§ STATED PROBLEM
Your task is to retype the lines from the opening of the material through the line that includes "from matplotlib.patches import". Do not copy the pictures.

§ GIVEN DATA
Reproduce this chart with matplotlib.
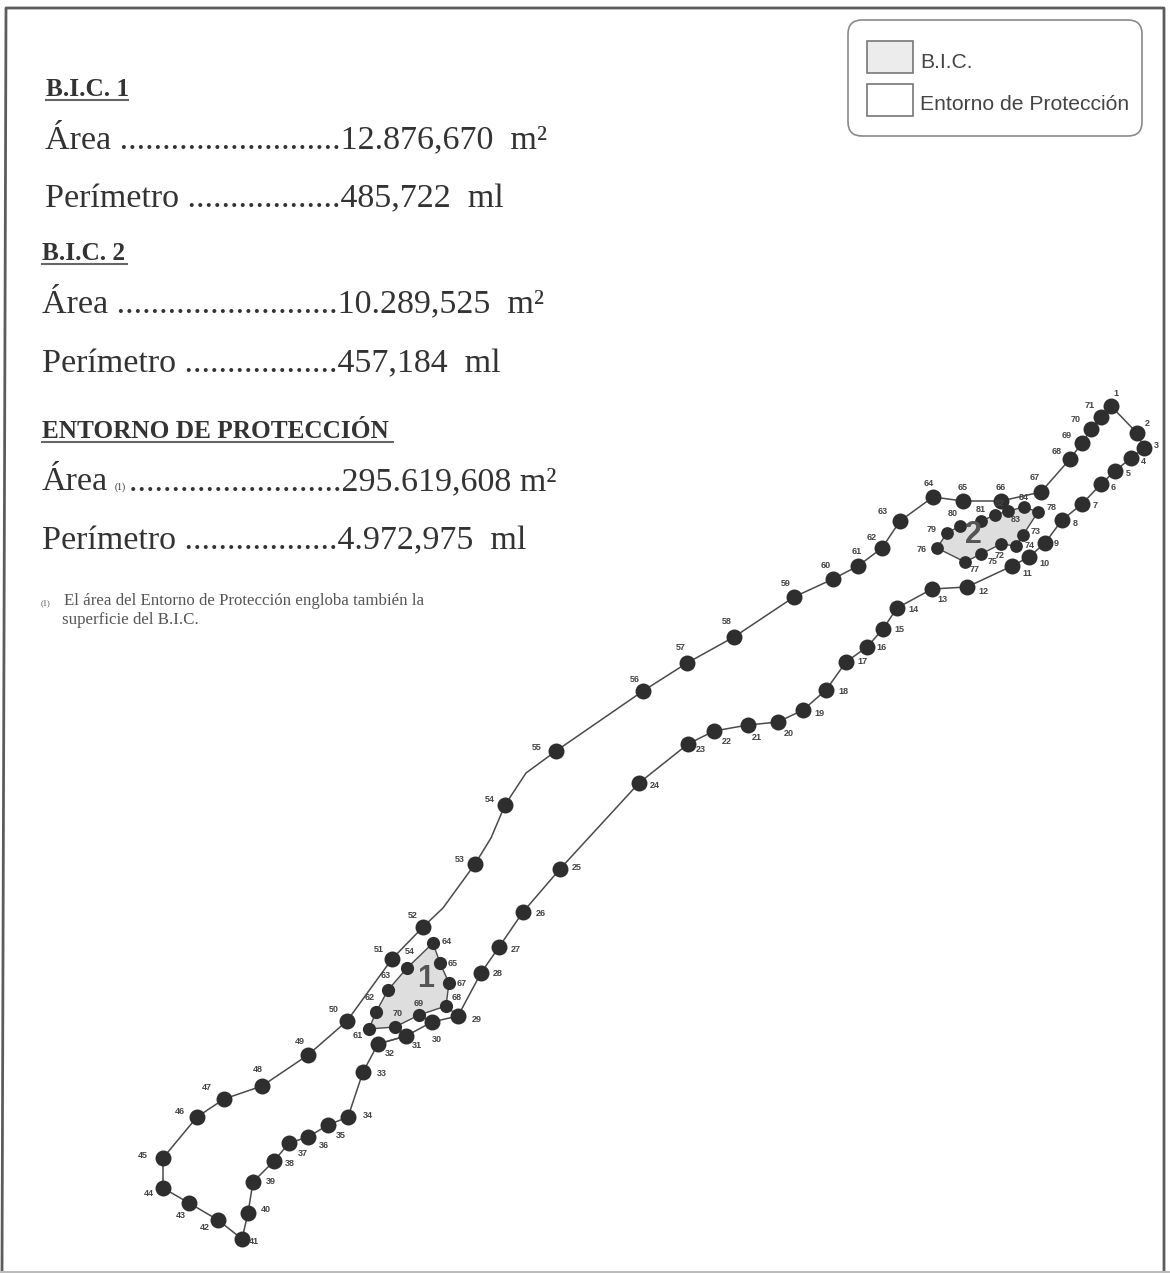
import matplotlib
matplotlib.use('Agg')
import matplotlib.pyplot as plt
from matplotlib.patches import FancyBboxPatch, Polygon, Rectangle

entorno_x = [1111, 1137, 1144, 1131, 1115, 1101, 1082, 1062, 1045, 1029, 1012, 967, 932, 897, 883, 867,
             846, 826, 803, 778, 748, 714, 688, 639, 560, 523, 499, 481, 458, 432, 406, 378, 363, 348,
             328, 308, 289, 274, 253, 248, 242, 218, 189, 163, 163, 197, 224, 262, 308, 347, 392, 423,
             475, 505, 556, 643, 687, 734, 794, 833, 858, 882, 900, 933, 963, 1001, 1041, 1070, 1082, 1091, 1101]
entorno_y = [406, 433, 448, 458, 471, 484, 504, 520, 543, 557, 566, 587, 589, 608, 629, 647,
             662, 690, 710, 722, 725, 731, 744, 783, 869, 912, 947, 973, 1016, 1022, 1036, 1044, 1072, 1117,
             1125, 1137, 1143, 1161, 1182, 1213, 1239, 1220, 1203, 1188, 1158, 1117, 1099, 1086, 1055, 1021, 959, 927,
             864, 805, 751, 691, 663, 637, 597, 579, 566, 548, 521, 497, 501, 501, 492, 459, 443, 429, 417]
entorno_lx = [1116, 1147, 1156, 1143, 1128, 1113, 1095, 1075, 1056, 1044, 1027, 983, 942, 913, 899, 882,
              862, 843, 819, 789, 757, 727, 701, 655, 577, 541, 516, 498, 477, 437, 417, 390, 382, 368,
              341, 324, 303, 290, 271, 266, 254, 205, 181, 149, 143, 180, 207, 258, 300, 334, 379, 413,
              460, 490, 537, 635, 681, 727, 786, 826, 857, 872, 883, 929, 963, 1001, 1035, 1057, 1067, 1076, 1090]
entorno_ly = [393, 423, 446, 462, 474, 488, 505, 523, 543, 563, 573, 591, 600, 610, 630, 648,
              662, 692, 713, 734, 737, 741, 749, 785, 868, 914, 949, 974, 1019, 1039, 1046, 1054, 1074, 1116,
              1135, 1145, 1153, 1164, 1182, 1209, 1242, 1228, 1216, 1193, 1155, 1112, 1088, 1070, 1041, 1009, 949, 915,
              860, 799, 747, 680, 648, 622, 584, 565, 552, 537, 511, 483, 487, 487, 478, 452, 436, 420, 405]

# Vertices del contorno sin punto numerado: (despues del punto n, x, y)
quiebros = [(52, 443, 908), (53, 491, 838), (54, 526, 773)]

# Poligonos B.I.C.
bic1_x = [433, 440, 449, 446, 419, 395, 369, 376, 388, 407]
bic1_y = [943, 963, 983, 1006, 1015, 1027, 1029, 1012, 990, 968]
bic1_lx = [447, 453, 462, 457, 419, 398, 358, 370, 386, 410]
bic1_ly = [942, 963, 983, 998, 1004, 1013, 1035, 998, 975, 951]
bic1_num = [64, 65, 67, 68, 69, 70, 61, 62, 63, 54]

bic2_x = [937, 947, 960, 981, 995, 1008, 1024, 1038, 1023, 1016, 1001, 981, 965]
bic2_y = [548, 533, 526, 521, 515, 511, 507, 512, 535, 546, 544, 554, 562]
bic2_lx = [922, 932, 953, 981, 1000, 1016, 1024, 1052, 1036, 1030, 1000, 993, 975]
bic2_ly = [550, 530, 514, 509, 503, 520, 497, 507, 531, 545, 556, 562, 570]
bic2_num = [76, 79, 80, 81, 82, 83, 84, 78, 73, 74, 72, 75, 77]

# Lineas de union entre el B.I.C. 1 y el contorno
union_x = [[458, 446], [432, 419], [406, 395], [378, 406]]
union_y = [[1016, 1006], [1022, 1015], [1036, 1027], [1044, 1036]]

# Textos
resumen = [
    ('B.I.C. 1', 46, 96, True, 82),
    ('Área ..........................12.876,670  m²', 45, 148, False, 0),
    ('Perímetro ..................485,722  ml', 45, 207, False, 0),
    ('B.I.C. 2', 42, 260, True, 85),
    ('Área ..........................10.289,525  m²', 42, 312, False, 0),
    ('Perímetro ..................457,184  ml', 42, 372, False, 0),
    ('ENTORNO DE PROTECCIÓN', 42, 438, True, 351),
    ('Área', 42, 490, False, 0),
    ('.........................295.619,608 m²', 129, 490, False, 0),
    ('Perímetro ..................4.972,975  ml', 42, 549, False, 0),
]
leyenda = ['B.I.C.', 'Entorno de Protección']

LINEA = '#4a4a4a'
PUNTO = '#2e2e2e'
TEXTO = '#333333'
SERIF = 'Liberation Serif'

fig = plt.figure(figsize=(11.7, 12.73), dpi=100)
ax = fig.add_axes([0, 0, 1, 1])
ax.set_xlim(0, 1170)
ax.set_ylim(1273, 0)
ax.axis('off')

# marco de la hoja, escaneado algo torcido
ax.plot([2, 6, 1164, 1164], [1272, 8, 8, 1273], color='#5c5c5c', lw=2)
ax.plot([2, 1170], [1272, 1272], color='#bbbbbb', lw=1.5)

# B.I.C.
ax.add_patch(Polygon(list(zip(bic1_x, bic1_y)), closed=True, fc='#dedede', ec=LINEA, lw=1))
ax.add_patch(Polygon(list(zip(bic2_x, bic2_y)), closed=True, fc='#dedede', ec=LINEA, lw=1))
for ux, uy in zip(union_x, union_y):
    ax.plot(ux, uy, color=LINEA, lw=1)

# contorno
linea_x = list(entorno_x)
linea_y = list(entorno_y)
for n, qx, qy in reversed(quiebros):
    linea_x.insert(n, qx)
    linea_y.insert(n, qy)
ax.plot(linea_x + linea_x[:1], linea_y + linea_y[:1], color=LINEA, lw=1.1, zorder=2)
ax.plot(entorno_x, entorno_y, 'o', color=PUNTO, ms=11.5, mew=0, zorder=3)
ax.plot(bic1_x, bic1_y, 'o', color=PUNTO, ms=9.5, mew=0, zorder=3)
ax.plot(bic2_x, bic2_y, 'o', color=PUNTO, ms=9.2, mew=0, zorder=3)

for i, (lx, ly) in enumerate(zip(entorno_lx, entorno_ly)):
    ax.text(lx, ly, str(i + 1), fontsize=6.5, fontweight='bold', color='#444444',
            ha='center', va='center', family='Liberation Sans')
for lx, ly, n in zip(bic1_lx + bic2_lx, bic1_ly + bic2_ly, bic1_num + bic2_num):
    ax.text(lx, ly, str(n), fontsize=6.5, fontweight='bold', color='#444444',
            ha='center', va='center', family='Liberation Sans')

ax.text(426, 979, '1', fontsize=22, fontweight='bold', color='#555555', ha='center', va='center',
        family='Liberation Sans', zorder=4)
ax.text(973, 535, '2', fontsize=22, fontweight='bold', color='#555555', ha='center', va='center',
        family='Liberation Sans', zorder=4)

# resumen de superficies
for txt, x, y, negrita, ancho in resumen:
    if negrita:
        ax.text(x, y, txt, fontsize=18.2, fontweight='bold', color=TEXTO, family=SERIF, ha='left', va='baseline')
        ax.plot([x, x + ancho], [y + 3.5, y + 3.5], color='#666666', lw=1.5)
    else:
        ax.text(x, y, txt, fontsize=24.5, color=TEXTO, family=SERIF, ha='left', va='baseline')
ax.text(115, 490, '(1)', fontsize=7, color=TEXTO, family=SERIF, ha='left', va='baseline')

# nota
ax.text(41, 605, '(1)', fontsize=6, color='#555555', family=SERIF, ha='left', va='baseline')
ax.text(64, 605, 'El área del Entorno de Protección engloba también la', fontsize=12.2,
        color='#555555', family=SERIF, ha='left', va='baseline')
ax.text(62, 624, 'superficie del B.I.C.', fontsize=12.2, color='#555555', family=SERIF, ha='left', va='baseline')

# leyenda
ax.add_patch(FancyBboxPatch((848, 20), 294, 116, boxstyle='round,pad=0,rounding_size=14', fill=False,
                            ec='#8a8a8a', lw=1.2))
ax.add_patch(Rectangle((867, 41), 46, 32, fc='#ececec', ec='#777777', lw=1.2))
ax.add_patch(Rectangle((867, 84), 46, 32, fc='white', ec='#777777', lw=1.2))
ax.text(920, 62, leyenda[0], fontsize=15.2, color='#444444', family='Liberation Sans', va='center')
ax.text(920, 104, leyenda[1], fontsize=15.2, color='#444444', family='Liberation Sans', va='center')

fig.savefig('out.png', dpi=100)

§ REPLY
Reproduce this chart with matplotlib.
import matplotlib
matplotlib.use('Agg')
import matplotlib.pyplot as plt
from matplotlib.patches import FancyBboxPatch, Polygon, Rectangle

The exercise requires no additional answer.